Up to and including the line with "['0%', '25%', '50%', '75%', '100%', '125%', '150%'];", write out the listing from its first line, minus the pictures.
_ _ _
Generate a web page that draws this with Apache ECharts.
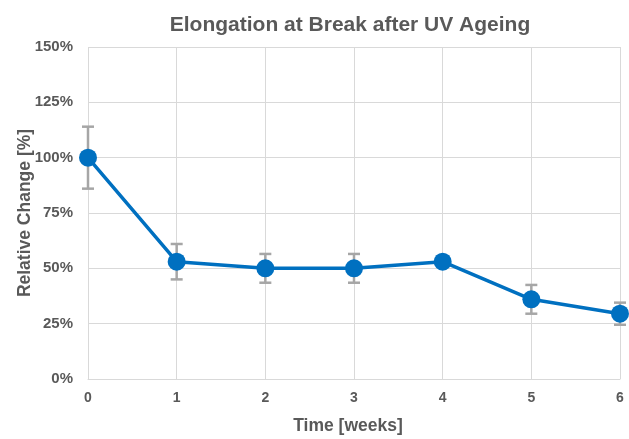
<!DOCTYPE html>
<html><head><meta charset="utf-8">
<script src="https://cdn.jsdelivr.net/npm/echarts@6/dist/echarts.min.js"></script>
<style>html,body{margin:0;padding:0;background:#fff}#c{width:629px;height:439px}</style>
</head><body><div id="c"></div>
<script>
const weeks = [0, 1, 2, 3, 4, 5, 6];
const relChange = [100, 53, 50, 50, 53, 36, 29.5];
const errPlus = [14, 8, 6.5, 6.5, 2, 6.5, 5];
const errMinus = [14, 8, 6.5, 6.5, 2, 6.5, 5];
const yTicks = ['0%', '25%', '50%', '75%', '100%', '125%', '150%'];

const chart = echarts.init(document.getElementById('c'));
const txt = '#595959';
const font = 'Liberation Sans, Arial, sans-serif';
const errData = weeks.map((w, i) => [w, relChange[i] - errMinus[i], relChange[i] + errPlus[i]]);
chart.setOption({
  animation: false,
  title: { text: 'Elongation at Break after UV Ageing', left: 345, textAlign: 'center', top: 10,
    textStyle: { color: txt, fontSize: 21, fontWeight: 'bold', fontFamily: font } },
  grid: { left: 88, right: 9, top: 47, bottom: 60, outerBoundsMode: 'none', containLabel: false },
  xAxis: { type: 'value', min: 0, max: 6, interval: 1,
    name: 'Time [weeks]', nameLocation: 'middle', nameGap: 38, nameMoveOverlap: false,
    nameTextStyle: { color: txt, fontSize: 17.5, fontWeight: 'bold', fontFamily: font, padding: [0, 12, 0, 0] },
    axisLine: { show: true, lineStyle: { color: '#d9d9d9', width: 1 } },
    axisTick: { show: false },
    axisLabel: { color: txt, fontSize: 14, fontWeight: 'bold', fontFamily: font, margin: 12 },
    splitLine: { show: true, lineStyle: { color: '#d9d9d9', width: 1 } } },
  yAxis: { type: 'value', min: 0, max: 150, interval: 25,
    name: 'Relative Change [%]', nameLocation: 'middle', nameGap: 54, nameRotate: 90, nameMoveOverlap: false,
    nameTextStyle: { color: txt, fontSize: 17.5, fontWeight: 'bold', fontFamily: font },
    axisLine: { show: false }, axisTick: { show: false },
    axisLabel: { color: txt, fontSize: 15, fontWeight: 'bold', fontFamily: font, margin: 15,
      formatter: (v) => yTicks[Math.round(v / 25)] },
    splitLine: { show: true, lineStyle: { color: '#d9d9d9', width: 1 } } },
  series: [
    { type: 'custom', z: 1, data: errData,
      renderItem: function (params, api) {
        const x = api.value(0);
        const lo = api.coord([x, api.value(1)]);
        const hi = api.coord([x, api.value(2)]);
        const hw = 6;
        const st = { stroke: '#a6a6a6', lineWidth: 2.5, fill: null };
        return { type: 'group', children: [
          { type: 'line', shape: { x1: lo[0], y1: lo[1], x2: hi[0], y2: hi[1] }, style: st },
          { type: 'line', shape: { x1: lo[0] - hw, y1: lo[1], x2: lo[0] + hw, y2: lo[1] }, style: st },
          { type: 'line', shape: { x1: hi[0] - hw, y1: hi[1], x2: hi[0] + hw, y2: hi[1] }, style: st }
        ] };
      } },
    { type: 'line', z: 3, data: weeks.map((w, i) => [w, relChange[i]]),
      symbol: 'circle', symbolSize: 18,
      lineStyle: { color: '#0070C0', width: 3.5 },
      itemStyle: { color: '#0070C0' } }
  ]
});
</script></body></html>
_ _ _
* [Solution to this problem]:
Generate a web page that draws this with Apache ECharts.
<!DOCTYPE html>
<html><head><meta charset="utf-8">
<script src="https://cdn.jsdelivr.net/npm/echarts@6/dist/echarts.min.js"></script>
<style>html,body{margin:0;padding:0;background:#fff}#c{width:629px;height:439px}</style>
</head><body><div id="c"></div>
<script>
const weeks = [0, 1, 2, 3, 4, 5, 6];
const relChange = [100, 53, 50, 50, 53, 36, 29.5];
const errPlus = [14, 8, 6.5, 6.5, 2, 6.5, 5];
const errMinus = [14, 8, 6.5, 6.5, 2, 6.5, 5];
const yTicks = ['0%', '25%', '50%', '75%', '100%', '125%', '150%'];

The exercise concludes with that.